Ungemein französisch kommt das melodieselige dritte Stück daher, das seinem Bezugssystem E-Dur überwiegend treu bleibt. Auf eine Abfolge vagabundierender Septakkorde, die an Jazz denken lassen, mochte Poulenc zum guten Schluss aber nicht verzichten. Im vierten Stück schließlich darf ein Solo-Tenor den Priester geben, dann wird es zunehmend komplex, bis die Hörer zur bestürzenden Feststellung „viele sind berufen, wenige auserwählt“ auch Musikalisch Unerhörtes umfängt.

So schwierig mochte es Maurice Duruflé Sängern und Publikum in den 1960 veröffentlichten Quatre Motets sur des thèmes grégoriens nicht machen. Die Verbindung zu Poulencs Werk liegt in der Orientierung an gregorianischen Gesängen, die Papst Pius X. 1903 für katholische Kirchenmusik angemahnt hatte. Duruflé, als Pariser Organist mit Liturgie bestens vertraut, hat sich konsequent daran gehalten und bekannte Gottesdienst-Melodien zitiert und paraphrasiert, sei es als Cantus-firmus-Fuge (Tantum ergo), als liebliche Deklamation (Ubi caritas) oder mit dem Charakter eines Frauenchors, der dem Hohelied-Hymnus Tota pulchra es Schwerelosigkeit verleiht. Einzig der rhythmisch etwas widerborstige Einwurf Tu es Petrus fällt ein wenig aus dem Rahmen, ist aber wie die anderen drei Stücke von modal eingefärbter Tonalität gekennzeichnet.

Der fühlte sich auch Frank Martin beim Komponieren seiner Messe für zwei vierstimmige Chöre verpflichtet. Doch Gebrauchsmusik sollte das gerade nicht sein. Vielmehr erklärte der Schweizer, dies sei „eine Sache zwischen Gott und mir, die niemanden etwas anging“. Erst 1963, vierzig Jahre nach der Entstehung, durfte die Öffentlichkeit daran teilhaben. Bis dahin entgangen war ihr ein Kyrie, das sich aus einer choralartigen Melodie im Alt – angetrieben von einem prägnanten „Christe“-Ruf – zu einem gewaltigen Höhepunkt steigert, dann aber schnell wieder zur Ruhe kommt.

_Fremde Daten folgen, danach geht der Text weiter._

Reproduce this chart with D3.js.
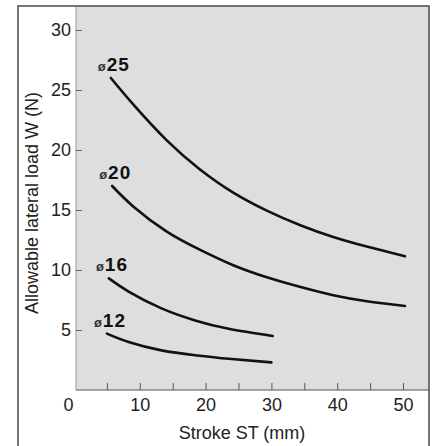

Das Agnus Dei entfaltet seine enorme Wirkung im Kontrast: Während der erste Chor überwiegend einstimmig eine weitschweifige Melodie singt, steuert sein Gegenpart fast ununterbrochen pochende Viertel als Grundierung bei – ein Anklang an den Impressionismus, doch zugleich ein Fingerzeig weit über die Entstehungszeit hinaus.